A Chilling Theory On Ted Bundy's Motive For Murder

It seems barbaric to refer to a renewed collective interest in a serial killer as a "fad," but given the resurgence of dialogue surrounding Ted Bundy and his heinous crimes, once can't help but at least note the sway in social/pop culture focus. Over the past few years, true crime gurus and newcomers to the sinister topic of interest have refocused their sights on Ted Bundy and the 20 or more women he killed over the course of four years (1974-1978) in a vicious saga of terror and sadistic murder that chilled investigators and authorities to the bone (via Biography). Netflix recently released two projects devoted to the details of the murders: "Conversations with a Killer: The Ted Bundy Tapes" in 2019, and "Extremely Evil, Shockingly Evil and Vile" (with Zac Efron portraying Bundy) the same year.

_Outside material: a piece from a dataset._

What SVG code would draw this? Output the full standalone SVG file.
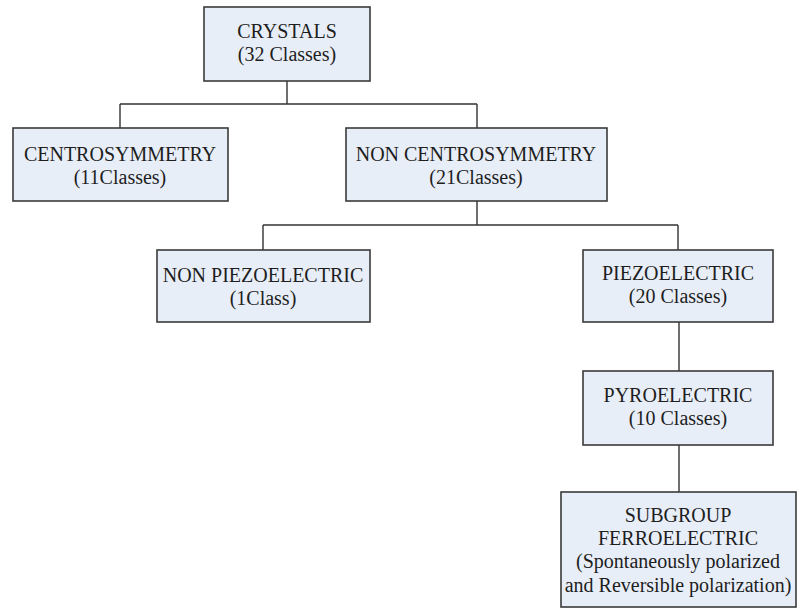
<svg xmlns="http://www.w3.org/2000/svg" width="797" height="608" viewBox="0 0 797 608">
<style>
.box{fill:#e8eef8;stroke:#3a3a3a;stroke-width:1.6}
.t{font-family:"Liberation Serif","Times New Roman",serif;font-size:20px;fill:#1e1e1e;text-anchor:middle}
.c{fill:none;stroke:#333;stroke-width:1.4}
</style>
<rect width="797" height="608" fill="#fff"/>
<g id="connectors">
<path class="c" d="M287 81V104M120 104H477M120 104V128M477 104V128"/>
<path class="c" d="M477 201V225M263 225H678M263 225V250M678 225V250"/>
<path class="c" d="M679 322V371M679 445V492"/>
</g>
<g id="crystals"><rect class="box" x="204" y="7" width="166" height="74"/><text class="t" x="287" y="38">CRYSTALS</text><text class="t" x="287" y="61">(32 Classes)</text></g>
<g id="centro"><rect class="box" x="13" y="128" width="215" height="73"/><text class="t" x="120" y="161">CENTROSYMMETRY</text><text class="t" x="120" y="184">(11Classes)</text></g>
<g id="noncentro"><rect class="box" x="346" y="128" width="261" height="73"/><text class="t" x="476" y="161">NON CENTROSYMMETRY</text><text class="t" x="476" y="184">(21Classes)</text></g>
<g id="nonpiezo"><rect class="box" x="157" y="250" width="213" height="72"/><text class="t" x="263" y="282">NON PIEZOELECTRIC</text><text class="t" x="263" y="305">(1Class)</text></g>
<g id="piezo"><rect class="box" x="583" y="250" width="190" height="72"/><text class="t" x="678" y="280">PIEZOELECTRIC</text><text class="t" x="678" y="303">(20 Classes)</text></g>
<g id="pyro"><rect class="box" x="583" y="371" width="190" height="74"/><text class="t" x="678" y="402">PYROELECTRIC</text><text class="t" x="678" y="425">(10 Classes)</text></g>
<g id="ferro"><rect class="box" x="561" y="492" width="235" height="115"/><text class="t" x="678" y="522">SUBGROUP</text><text class="t" x="678" y="545">FERROELECTRIC</text><text class="t" x="678" y="568">(Spontaneously polarized</text><text class="t" x="678" y="592">and Reversible polarization)</text></g>
</svg>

For whatever reason, Bundy is back, and so are the various postulations as to why he did what he did. Of course, there's a lot that goes into unpacking the psyche of a serial killer, and when all is said and done, a murderer isn't going to interpret humane reality or an act on its behalf the same way a normal person would. That's just the fact of the matter. However, every story starts somewhere, and people can't help but wonder where or when Ted Bundy's really began. Was there a catalyst that spurned his actions? What could invoke such hatred and inhuman cruelty? Well, some speculators have presented the world with a few ideas. 

The Ted Bundy break-up theory

Ted Bundy, like most other habitual killers, exhibited a pattern in his crimes. According to Women's Health magazine, the most common attributes of his victims were a slim build, long dark hair, and caucasian ethnicity. While that might sound broad, the truth is that each and every one of the women that he murdered bore similar traits to his ex-girlfriend, Diane Edwards. Bundy and Edwards started dating while the two were enrolled at the University of Washington, and, for a while, their courtship was amicable. However, much of their time together was predominated by a looming sense of ineptitude on Bundy's part. He admittedly felt inferior to her aristocratic upbringing and didn't view himself as her equal. After she left him, those insecurities morphed into bitter resentments. 

Some experts attribute Bundy's patterns as a gesture of vendetta against Diane Edwards and that overwhelming sense of unworthiness he experienced while dating her. At the end of the day, it's just a theory, but psychologists and true crime enthusiasts often refer back to it while pondering the visceral nature of his exploits and what could have inspired them. "He wasn't real masculine. If I got mad at him because he did something he sort of felt apologetic about it. He wouldn't stand up for himself," Diane Edwards shared years later (per Mirror UK). While there's no justifying his atrocious brutalities, the dynamics at the core of their relationship and subsequent break up may have contributed to his murderous deeds. 

Other theories on Bundy's crimes

Experts and inquirers have developed various other theories on Ted Bundy's insatiable urge to kill since his slew of infamous murders took the nation by storm. According to Investigation Discovery, Bundy grew up believing that his grandparents were actually his parents and that his biological mother was his sister. The truth came out years later, and, when it did, he was overtaken by a tempest of confusion and misplacement in the world. In addition to being viciously bullied for a crippling speech impediment as a child, he looked back on his upbringing as anything but charmed. This, some say, could have played a large role in his decision to take innocent lives during his adult years. 

Others boil it down to a previous addiction to violent pornography that Bundy indulged in as a young man. "I would keep looking for more potent, more explicit, more graphic kinds of material. Like an addiction, you keep craving something which is harder, harder, something which gives you a greater sense of excitement, until you reach the point that pornography only goes so far," he shared in an interview before his death (via Women's Health magazine). Still, theories remain just that — theories. Meanwhile, the world continues to feverishly wonder without categorical confirmation why Ted Bundy turned into one of history's most notorious serial killers.